A: Breakeven is the difference between nominal and real swap or bond yields and equals the risk neutral expected average inflation, subject to liquidity and risk premia. An option-implied mean derived from the risk neutral density should match the breakeven if both inputs are consistent, but option surfaces often reveal skew and higher moments that change tail weighting without shifting the breakeven much.
Q: Can I get physical tail probabilities directly from option prices?
A: Not directly. Option prices give you risk neutral probabilities. To convert to physical probabilities you need to estimate the inflation risk premium, often via historical realized-breakeven differences or macro models that quantify preference and demand effects.
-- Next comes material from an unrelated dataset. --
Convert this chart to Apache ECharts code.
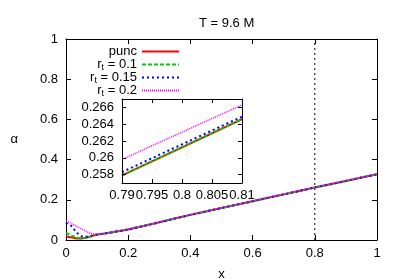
<!DOCTYPE html>
<html><head><meta charset="utf-8">
<script src="https://cdn.jsdelivr.net/npm/echarts@6/dist/echarts.min.js"></script>
<style>html,body{margin:0;padding:0;background:#fff}#c{width:399px;height:279px}</style>
</head><body><div id="c"></div>
<script>
// ---- data ----
const xMain   = [0, 0.01, 0.02, 0.03, 0.04, 0.05, 0.06, 0.07, 0.08, 0.1, 0.12, 0.15, 0.2, 0.25, 0.3, 0.4, 0.5, 0.6, 0.7, 0.8, 0.9, 1.0];
const yPunc   = [0.017, 0.015, 0.012, 0.009, 0.008, 0.008, 0.010, 0.013, 0.018, 0.026, 0.031, 0.039, 0.052, 0.070, 0.088, 0.125, 0.159, 0.193, 0.227, 0.261, 0.294, 0.327];
const yR01    = [0.036, 0.028, 0.020, 0.014, 0.010, 0.009, 0.010, 0.014, 0.018, 0.026, 0.031, 0.039, 0.052, 0.070, 0.088, 0.125, 0.159, 0.193, 0.227, 0.261, 0.294, 0.327];
const yR015   = [0.085, 0.078, 0.066, 0.045, 0.030, 0.019, 0.016, 0.018, 0.021, 0.028, 0.032, 0.039, 0.052, 0.070, 0.088, 0.125, 0.159, 0.193, 0.227, 0.2615, 0.294, 0.327];
const yR02    = [0.094, 0.088, 0.080, 0.072, 0.063, 0.055, 0.047, 0.039, 0.033, 0.029, 0.031, 0.040, 0.053, 0.071, 0.089, 0.126, 0.160, 0.194, 0.228, 0.263, 0.295, 0.328];
const xInset     = [0.79, 0.795, 0.8, 0.805, 0.81];
const insetPunc  = [0.2579, 0.25957, 0.26125, 0.26292, 0.2646];
const insetR01   = [0.2579, 0.25957, 0.26125, 0.26292, 0.2646];
const insetR015  = [0.2583, 0.25995, 0.2616, 0.26325, 0.2649];
const insetR02   = [0.2598, 0.26143, 0.26305, 0.26468, 0.2663];
const vlineX = [0.8, 0.8];
const vlineY = [0, 1];
const insetYTicks = [0.258, 0.26, 0.262, 0.264, 0.266];
const seriesNames = ['punc', 'r01', 'r015', 'r02'];
const legendLabels = {punc: 'punc', r01: 'r{s|t} = 0.1', r015: 'r{s|t} = 0.15', r02: 'r{s|t} = 0.2'};

const pair = (xs, ys) => xs.map((x, i) => [x, ys[i]]);
const FONT = 'Liberation Sans';
const styles = {
  punc: {color: '#ff0000', width: 2, type: 'solid'},
  r01:  {color: '#00cc00', width: 2, type: [4, 2]},
  r015: {color: '#0000ff', width: 2, type: [2, 3]},
  r02:  {color: '#ff00ff', width: 1.5, type: [1, 1]}
};
const mainY = {punc: yPunc, r01: yR01, r015: yR015, r02: yR02};
const insY = {punc: insetPunc, r01: insetR01, r015: insetR015, r02: insetR02};

const axCommon = {
  axisLine: {show: true, onZero: false, lineStyle: {color: '#000', width: 1}},
  axisTick: {show: true, inside: true, length: 5, lineStyle: {color: '#000'}},
  splitLine: {show: false},
  axisLabel: {color: '#000', fontFamily: FONT, fontSize: 13}
};
function ax(extra) { return Object.assign({}, JSON.parse(JSON.stringify(axCommon)), extra); }

const series = [];
series.push({type: 'line', name: 'vline', xAxisIndex: 0, yAxisIndex: 0, data: pair(vlineX, vlineY),
  symbol: 'none', lineStyle: {color: '#000', width: 1, type: [2, 3]}, silent: true, z: 1});
seriesNames.forEach(n => {
  series.push({type: 'line', name: n, xAxisIndex: 0, yAxisIndex: 0, data: pair(xMain, mainY[n]),
    symbol: 'none', smooth: 0.3, lineStyle: styles[n], itemStyle: {color: styles[n].color}, z: 3});
});
seriesNames.forEach(n => {
  series.push({type: 'line', name: n, xAxisIndex: 2, yAxisIndex: 2, data: pair(xInset, insY[n]),
    symbol: 'none', lineStyle: styles[n], itemStyle: {color: styles[n].color}, z: 5});
});

const fmt3 = v => parseFloat((+v).toFixed(3)).toString();

const option = {
  animation: false,
  backgroundColor: '#fff',
  title: {text: 'T = 9.6 M', left: 194, top: 12,
    textStyle: {fontFamily: FONT, fontSize: 13, fontWeight: 'normal', color: '#000'}},
  legend: {
    data: seriesNames, orient: 'vertical', align: 'right', right: 219, top: 44,
    itemWidth: 37, itemHeight: 12, itemGap: -2, padding: 0,
    selectedMode: false,
    itemStyle: {opacity: 0, color: 'transparent', borderWidth: 0},
    formatter: n => legendLabels[n],
    textStyle: {fontFamily: FONT, fontSize: 13, color: '#000', lineHeight: 15,
      rich: {s: {fontFamily: FONT, fontSize: 9, lineHeight: 9, padding: [6, 0, 0, 0], color: '#000'}}}
  },
  grid: [
    {left: 66, right: 22, top: 39, bottom: 39, show: false, containLabel: false, outerBoundsMode: 'none'},
    {left: 122, top: 99, width: 120, height: 84, show: true, backgroundColor: '#fff', borderWidth: 0, z: 4,
     containLabel: false, outerBoundsMode: 'none'}
  ],
  xAxis: [
    ax({type: 'value', gridIndex: 0, position: 'bottom', min: 0, max: 1, interval: 0.2,
        axisLabel: {color: '#000', fontFamily: FONT, fontSize: 13, margin: 7, formatter: v => fmt3(v)},
        name: 'x', nameLocation: 'middle', nameGap: 28,
        nameTextStyle: {fontFamily: FONT, fontSize: 13, color: '#000'}}),
    ax({type: 'value', gridIndex: 0, position: 'top', min: 0, max: 1, interval: 0.2, axisLabel: {show: false}}),
    ax({type: 'value', gridIndex: 1, position: 'bottom', min: 0.79, max: 0.81, interval: 0.005, z: 6,
        axisTick: {show: true, inside: true, length: 4, lineStyle: {color: '#000'}},
        axisLabel: {color: '#000', fontFamily: FONT, fontSize: 13, margin: 6, formatter: v => fmt3(v)}}),
    ax({type: 'value', gridIndex: 1, position: 'top', min: 0.79, max: 0.81, interval: 0.005, z: 6,
        axisTick: {show: true, inside: true, length: 4, lineStyle: {color: '#000'}},
        axisLabel: {show: false}})
  ],
  yAxis: [
    ax({type: 'value', gridIndex: 0, position: 'left', min: 0, max: 1, interval: 0.2,
        axisLabel: {color: '#000', fontFamily: FONT, fontSize: 13, margin: 8, formatter: v => fmt3(v)},
        name: 'α', nameLocation: 'middle', nameGap: 48, nameRotate: 0,
        nameTextStyle: {fontFamily: FONT, fontSize: 13, color: '#000', padding: [4, 0, 0, 0]}}),
    ax({type: 'value', gridIndex: 0, position: 'right', min: 0, max: 1, interval: 0.2, axisLabel: {show: false}}),
    ax({type: 'value', gridIndex: 1, position: 'left', min: 0.257, max: 0.267, z: 6,
        axisTick: {show: true, inside: true, length: 4, customValues: insetYTicks, lineStyle: {color: '#000'}},
        axisLabel: {color: '#000', fontFamily: FONT, fontSize: 13, margin: 8, customValues: insetYTicks,
          formatter: v => fmt3(v)}}),
    ax({type: 'value', gridIndex: 1, position: 'right', min: 0.257, max: 0.267, z: 6,
        axisTick: {show: true, inside: true, length: 4, customValues: insetYTicks, lineStyle: {color: '#000'}},
        axisLabel: {show: false, customValues: insetYTicks}})
  ],
  series: series
};
const chart = echarts.init(document.getElementById('c'), null, {renderer: 'canvas'});
chart.setOption(option);
</script></body></html>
This step adds model risk, so be conservative.
Q: Which model should I use to fit the inflation volatility surface?
A: There is no single best model. For flexibility use arbitrage-free nonparametric splines for interpolation and a parametric model like SABR or a jump-diffusion for extrapolation into deep tails. Validate model choice by backtesting implied tails against realized outcomes and by stress-testing parameter shifts.
Q: How should I use risk reversals in portfolio hedging?
A: Use risk reversals as a directional price signal for asymmetric hedges. A wide positive call-minus-put risk reversal indicates calls are expensive; you can use that information to price protection costs, or to synthetically replicate skew exposure through combinations of caps and floors. Always factor in liquidity and execution costs.
Bottom Line
Breakevens are a useful starting point but they do not tell the whole story about extreme inflation risk. Option skews, risk reversals, and the implied density reveal how the market prices asymmetry and tails. If you want to manage or hedge inflation tail risk you have to work with option surfaces, enforce arbitrage-free interpolation, and account for inflation risk premia when moving from risk neutral to physical probabilities.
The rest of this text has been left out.